What Sponsors Need to Know About Using Sensors in Decentralized Clinical Trials
When it comes to clinical trials, data is king—so it may come as little surprise that life sciences companies are always looking at ways to incorporate clinical trial technologies that increase the amount of data collected.
Wearable sensors in clinical trials, as well as other remote data capture devices, are key parts of gathering more data into trials. Not only do these clinical trial technologies allow for the collection of more data points, but they can expand access to clinical trials by making remote participation easier and less burdensome. For example, participants can make fewer trips to a central trial site if key metrics and measurements can be collected remotely.
The use of wearables in clinical trials was significant even before the COVID-19 pandemic. In 2018, management consulting firm Kaiser Associates estimated that by 2025, 70% of trials would incorporate wearables. The pandemic may have accelerated this trend toward greater use of digital health technologies since people could not reach trial sites for scheduled follow-ups.
While wearables and other mobile health devices are popular in the life sciences industry, companies would be wise to ask themselves several questions before they begin using them, according to Ben Schlatka, Vice President, Digital Biomarker Solutions, and former CEO of MC10—now a part of Medidata Solutions.
“The first questions I would ask a sponsor are: what is it you want to learn? What is the analytical question you want to ask and how can a specific device help you answer it? And perhaps most importantly, why is it important in the context of the disease and the patient population at hand?”
Schlatka notes that every sensor implementation has unique technical, operational, and analytical challenges. It’s crucial to have a proper framework in place for the use of digital health technologies before a trial begins.
“On the technical side, every device has a different way of reporting metrics, and getting that data to a place where a sponsor can use it is important,” Schlatka says. “For operational considerations, because every device is different, a sponsor has to ask: how will I implement the device globally and what are the unique patient population and regional considerations?
“Just because you can measure something doesn’t mean it’s going to be operationally easy to use,” he states. “So, you have to ask yourself: what’s the actual use case model for this sensor when it’s being worn since someone is not going to be supervising the patient directly.”
Analytical challenges can often be the most taxing for companies because many consider them to be an afterthought since they are focused solely on technical and operational challenges, Schlatka says.
“Addressing analytical challenges begins with the design of the protocol and the research questions one wants answered,” he adds. “Sponsors should ask: what research question am I trying to answer? For what patient population? And what is the best device that has the right technical and operational requirements for that particular use case?”

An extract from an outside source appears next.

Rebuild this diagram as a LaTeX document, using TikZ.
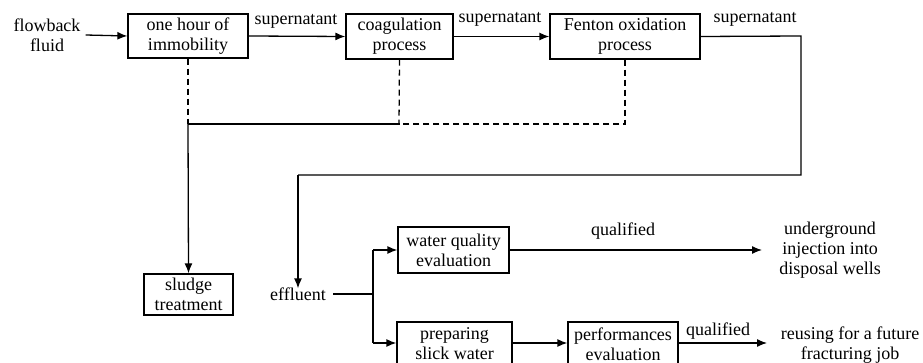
\documentclass[tikz,border=0pt]{standalone}
\usepackage{fontspec}
\setmainfont{Liberation Serif}
\usetikzlibrary{arrows.meta}
\begin{document}
\begin{tikzpicture}[x=1pt,y=-1pt,
  font=\fontsize{18}{20}\selectfont,
  box/.style={draw, line width=1.3pt, align=center, inner sep=0pt, minimum height=44pt},
  txt/.style={align=center, inner sep=1pt},
  ln/.style={line width=1.3pt},
  arr/.style={ln, -{Latex[length=10pt,width=8pt]}},
  dsh/.style={ln, dash pattern=on 6pt off 4pt}]
\clip (0,0) rectangle (923,363);
% nodes
\node[txt] (flow) at (47,35) {flowback\\fluid};
\node[box, minimum width=120pt] (b1) at (188,36) {one hour of\\immobility};
\node[box, minimum width=107pt, minimum height=45pt] (b2) at (399.5,36.5) {coagulation\\process};
\node[box, minimum width=150pt, minimum height=45pt] (b3) at (625,36.5) {Fenton oxidation\\process};
\node[box, minimum width=89pt, minimum height=41pt] (sludge) at (188.5,294.5) {sludge\\treatment};
\node[txt] (eff) at (298,294) {effluent};
\node[box, minimum width=111pt, minimum height=46pt] (wq) at (453.5,250) {water quality\\evaluation};
\node[box, minimum width=115pt] (prep) at (454.5,344) {preparing\\slick water};
\node[box, minimum width=110pt] (perf) at (623,344) {performances\\evaluation};
\node[txt] (under) at (830,250) {underground\\injection into\\disposal wells};
\node[txt] (reuse) at (850,345) {reusing for a future\\fracturing job};
% labels
\node[txt] (s1) at (296,21) {supernatant};
\node[txt] (s2) at (500,19) {supernatant};
\node[txt] (s3) at (755,19) {supernatant};
\node[txt] (q1) at (623,231) {qualified};
\node[txt] (q2) at (718,331) {qualified};
% coordinates
\coordinate (c1) at (188,124);
\coordinate (c2) at (399,124);
\coordinate (c3) at (625,124);
\coordinate (r1) at (801,36);
\coordinate (r2) at (801,175);
\coordinate (r3) at (298,175);
\coordinate (j) at (373,294);
\coordinate (ja) at (373,250);
\coordinate (jb) at (373,343);
\coordinate (e1) at (762,250);
\coordinate (e2) at (767,343);
% connectors
\draw[arr] (flow.east) ++(4,0) -- (b1.west);
\draw[arr] (b1.east) -- (b2.west);
\draw[arr] (b2.east) -- (b3.west);
\draw[ln] (b3.east) -- (r1) -- (r2) -- (r3);
\draw[arr] (r3) -- ([yshift=-2pt]eff.north);
\draw[dsh] (b1.south) -- (c1);
\draw[dsh] (b2.south) -- (c2);
\draw[dsh] (b3.south) -- (c3) -- (c2);
\draw[ln] (c2) -- (c1);
\draw[arr] (c1) -- (sludge.north);
\draw[ln] ([xshift=6pt]eff.east) -- (j);
\draw[ln] (ja) -- (jb);
\draw[arr] (ja) -- (wq.west);
\draw[arr] (jb) -- (prep.west |- jb);
\draw[arr] (wq.east) -- (e1);
\draw[arr] (prep.east |- jb) -- (perf.west |- jb);
\draw[arr] (perf.east |- jb) -- (e2);
\end{tikzpicture}
\end{document}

Earlier this year, Medidata launched Sensor Cloud—a platform to help companies manage a range of wearable sensor and digital health technology data for clinical trials. The clinical trial technology allows for continuous, real-time data collection from remote sensors on participants, including vital signs, movement, and sleep patterns.
Sensor Cloud, says Schlatka, “allows us to integrate the best medical internet of things (IoT) products in the world. We can capture data in a very organized way on a global scale for our customers and partners. They can then combine this data with other data assets in the clinical research process to get new insights specifically for patient populations and clinical research.
“Sensor Cloud solves all those organizational challenges across the best devices so you get the opportunity to use multiple devices. You get all that data back to one place, and it’s stored and organized. We organize all that disparate data in a way that lets you ask analytical questions across data platforms.”
One of the main benefits of using wearables in clinical trials is they allow for the collection of objective, repeatable, and quantifiable data throughout the day, rather than just occasionally—as is the case during traditional trial site visits.
“Perhaps the most important thing about using sensors in clinical research is that disease does not occur in a clinic,” Schlatka adds. “Disease occurs where we live, work, play, and sleep. The ability to deploy these sensors and get relevant data to understand disease progression—especially in the context of research for treatment effect—is significant.”
Schlatka sees further advancements for sensors in the future. Currently, devices embed analytics directly so you get some kind of assessment immediately. “In the future, I see a world where additional analytics and interpretation of those signals occur, in a cloud-based solution where new disease-specific algorithms can augment the on-board analytics that come with a given device.”
Schlatka is referring to the burgeoning field of software as a medical device (SaMD). “This enables researchers to use the best devices to get the best signal from the patient, but to also combine those signals with other data sets. This allows us to leverage the most current clinical research in the industry and interpret those signals in new and meaningful ways.”